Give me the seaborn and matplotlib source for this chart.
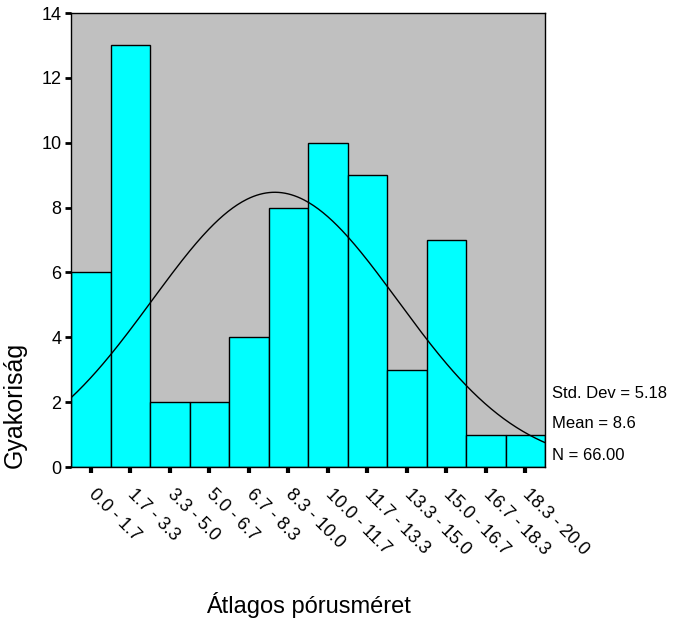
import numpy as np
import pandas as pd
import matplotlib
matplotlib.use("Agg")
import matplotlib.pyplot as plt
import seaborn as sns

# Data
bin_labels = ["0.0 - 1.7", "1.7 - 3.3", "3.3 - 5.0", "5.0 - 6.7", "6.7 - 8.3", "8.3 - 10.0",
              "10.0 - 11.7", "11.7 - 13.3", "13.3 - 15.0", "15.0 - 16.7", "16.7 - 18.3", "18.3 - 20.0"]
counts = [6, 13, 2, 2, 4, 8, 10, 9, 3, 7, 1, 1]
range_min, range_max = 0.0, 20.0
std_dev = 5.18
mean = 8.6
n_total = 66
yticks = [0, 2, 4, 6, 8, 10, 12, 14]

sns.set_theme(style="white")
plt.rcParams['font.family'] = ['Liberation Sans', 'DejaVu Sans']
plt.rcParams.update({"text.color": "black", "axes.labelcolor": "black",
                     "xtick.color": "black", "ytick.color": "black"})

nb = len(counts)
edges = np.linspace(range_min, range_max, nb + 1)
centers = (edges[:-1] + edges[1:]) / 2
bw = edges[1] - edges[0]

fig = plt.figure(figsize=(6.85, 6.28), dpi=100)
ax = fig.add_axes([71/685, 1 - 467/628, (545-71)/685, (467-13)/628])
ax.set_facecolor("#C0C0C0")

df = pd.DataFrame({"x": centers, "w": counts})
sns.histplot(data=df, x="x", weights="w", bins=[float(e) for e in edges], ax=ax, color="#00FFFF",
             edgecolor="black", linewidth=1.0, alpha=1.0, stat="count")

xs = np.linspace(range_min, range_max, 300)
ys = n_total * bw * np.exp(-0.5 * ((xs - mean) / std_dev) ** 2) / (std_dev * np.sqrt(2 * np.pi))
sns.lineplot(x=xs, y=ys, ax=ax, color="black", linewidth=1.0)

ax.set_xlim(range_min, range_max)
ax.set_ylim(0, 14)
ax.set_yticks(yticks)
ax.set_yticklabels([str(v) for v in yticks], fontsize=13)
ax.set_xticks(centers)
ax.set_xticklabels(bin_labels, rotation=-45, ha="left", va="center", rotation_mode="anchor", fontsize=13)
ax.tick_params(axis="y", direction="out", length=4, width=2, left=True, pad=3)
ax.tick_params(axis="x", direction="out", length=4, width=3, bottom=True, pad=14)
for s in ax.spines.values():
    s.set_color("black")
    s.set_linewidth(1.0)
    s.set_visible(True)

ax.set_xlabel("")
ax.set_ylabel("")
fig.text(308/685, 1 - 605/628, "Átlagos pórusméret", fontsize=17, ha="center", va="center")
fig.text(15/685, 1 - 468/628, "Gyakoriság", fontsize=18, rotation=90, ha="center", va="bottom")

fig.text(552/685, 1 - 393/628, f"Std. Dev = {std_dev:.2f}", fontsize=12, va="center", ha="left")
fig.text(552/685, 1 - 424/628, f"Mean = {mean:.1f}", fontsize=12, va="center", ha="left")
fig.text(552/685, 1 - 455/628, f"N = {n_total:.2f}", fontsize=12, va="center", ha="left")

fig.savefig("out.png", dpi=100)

^^^^^^^^

• Written task:
Skipping the pictures, transcribe each line above exactly as it appears.

• Full solution:
Give me the seaborn and matplotlib source for this chart.
import numpy as np
import pandas as pd
import matplotlib
matplotlib.use("Agg")
import matplotlib.pyplot as plt
import seaborn as sns

# Data
bin_labels = ["0.0 - 1.7", "1.7 - 3.3", "3.3 - 5.0", "5.0 - 6.7", "6.7 - 8.3", "8.3 - 10.0",
              "10.0 - 11.7", "11.7 - 13.3", "13.3 - 15.0", "15.0 - 16.7", "16.7 - 18.3", "18.3 - 20.0"]
counts = [6, 13, 2, 2, 4, 8, 10, 9, 3, 7, 1, 1]
range_min, range_max = 0.0, 20.0
std_dev = 5.18
mean = 8.6
n_total = 66
yticks = [0, 2, 4, 6, 8, 10, 12, 14]

sns.set_theme(style="white")
plt.rcParams['font.family'] = ['Liberation Sans', 'DejaVu Sans']
plt.rcParams.update({"text.color": "black", "axes.labelcolor": "black",
                     "xtick.color": "black", "ytick.color": "black"})

nb = len(counts)
edges = np.linspace(range_min, range_max, nb + 1)
centers = (edges[:-1] + edges[1:]) / 2
bw = edges[1] - edges[0]

fig = plt.figure(figsize=(6.85, 6.28), dpi=100)
ax = fig.add_axes([71/685, 1 - 467/628, (545-71)/685, (467-13)/628])
ax.set_facecolor("#C0C0C0")

df = pd.DataFrame({"x": centers, "w": counts})
sns.histplot(data=df, x="x", weights="w", bins=[float(e) for e in edges], ax=ax, color="#00FFFF",
             edgecolor="black", linewidth=1.0, alpha=1.0, stat="count")

xs = np.linspace(range_min, range_max, 300)
ys = n_total * bw * np.exp(-0.5 * ((xs - mean) / std_dev) ** 2) / (std_dev * np.sqrt(2 * np.pi))
sns.lineplot(x=xs, y=ys, ax=ax, color="black", linewidth=1.0)

ax.set_xlim(range_min, range_max)
ax.set_ylim(0, 14)
ax.set_yticks(yticks)
ax.set_yticklabels([str(v) for v in yticks], fontsize=13)
ax.set_xticks(centers)
ax.set_xticklabels(bin_labels, rotation=-45, ha="left", va="center", rotation_mode="anchor", fontsize=13)
ax.tick_params(axis="y", direction="out", length=4, width=2, left=True, pad=3)
ax.tick_params(axis="x", direction="out", length=4, width=3, bottom=True, pad=14)
for s in ax.spines.values():
    s.set_color("black")
    s.set_linewidth(1.0)
    s.set_visible(True)

ax.set_xlabel("")
ax.set_ylabel("")
fig.text(308/685, 1 - 605/628, "Átlagos pórusméret", fontsize=17, ha="center", va="center")
fig.text(15/685, 1 - 468/628, "Gyakoriság", fontsize=18, rotation=90, ha="center", va="bottom")

fig.text(552/685, 1 - 393/628, f"Std. Dev = {std_dev:.2f}", fontsize=12, va="center", ha="left")
fig.text(552/685, 1 - 424/628, f"Mean = {mean:.1f}", fontsize=12, va="center", ha="left")
fig.text(552/685, 1 - 455/628, f"N = {n_total:.2f}", fontsize=12, va="center", ha="left")

fig.savefig("out.png", dpi=100)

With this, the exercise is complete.